We sceptics had an electric bull-horn, and the deal was that each of us could intervene once in each debate — when we could no longer stand the federalist clap-trap from below. We felt as if we were in dock in a court-room, or at the front of an open-top bus, or indeed that we were the grumpy old guys leaning over the balcony in The Muppets. Our task was to pop up every so often like Old Nick in a Punch and Judy show, and make mayhem. I flatter myself that we did that rather well.

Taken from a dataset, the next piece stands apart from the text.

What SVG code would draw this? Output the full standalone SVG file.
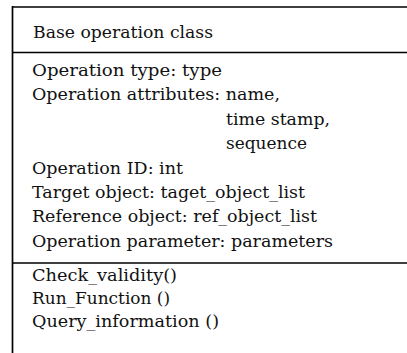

In the first debate, the view from the main panel was that the crisis had proved the need for “more Europe”, and indeed for the Lisbon Treaty. I used my intervention to remind the audience of the previous Saturday, when Angela Merkel, Gordon Brown, Silvio Berlusconi and Nicolas Sarkozy had met in Brussels, along with the Presidents of the European Commission and the ECB, and called for more European coordination, and had roundly criticised Ireland for “going it alone” and giving a general but unilateral bank deposit guarantee. Then twenty-four hours later, Angela Merkel went and did exactly the same — a unilateral German guarantee. Perfect proof that the EU institutions simply cannot reach consensus fast enough to respond to this type of crisis. For me, that marked the death of European solidarity. I contrasted this with the coordinated move later in the week by banks across the world, including the US, European countries and China, to cut interest rates. I argued that a global crisis required global coordination, and I failed to see the benefits of local/regional coordination in Europe — especially when it seemed so difficult to achieve.
I also pointed out that the euro is the only currency in the world that is not backed by a national government and a national exchequer. It was already clear from Germany’s response that Germany would not bail out the whole euro-zone in a crisis, and I suggested that this represented an existential threat to the euro currency which it might well not survive. This observation was greeted first with shock, then anger. Clearly the idea had not crossed their minds, insulated as they are in the Brussels bubble.
The second debate, on the Lisbon Treaty, was profoundly depressing. The protagonists insisted that the EU was a Union of Values built on Democracy and the Rule of Law. Then they discussed how they would yet drive through the Lisbon Treaty in the face of popular resistance, and in defiance of public opinion. Titley said that “He hoped it could be done by unanimity, but perhaps other means would have to be found”. I said exactly what readers of this blog would expect me to say, and was duly barracked for my pains. One member of the audience — on the table where I had been dining — cried out in horror “You’re nothing but a populist!”. “Yes”, I replied. “I listen to the people and take account of their views. Call it populism if you want, but I call it democracy!”.
The euro-luvvies will not be constrained by logic, or public opinion, or decency, or accountability, or legitimacy. They have a vision, and they will press ahead regardless. It will take something dramatic to force a re-think. Perhaps the financial crisis will do the job. A euro break-up — now a real possibility — would knock the stuffing out of their project.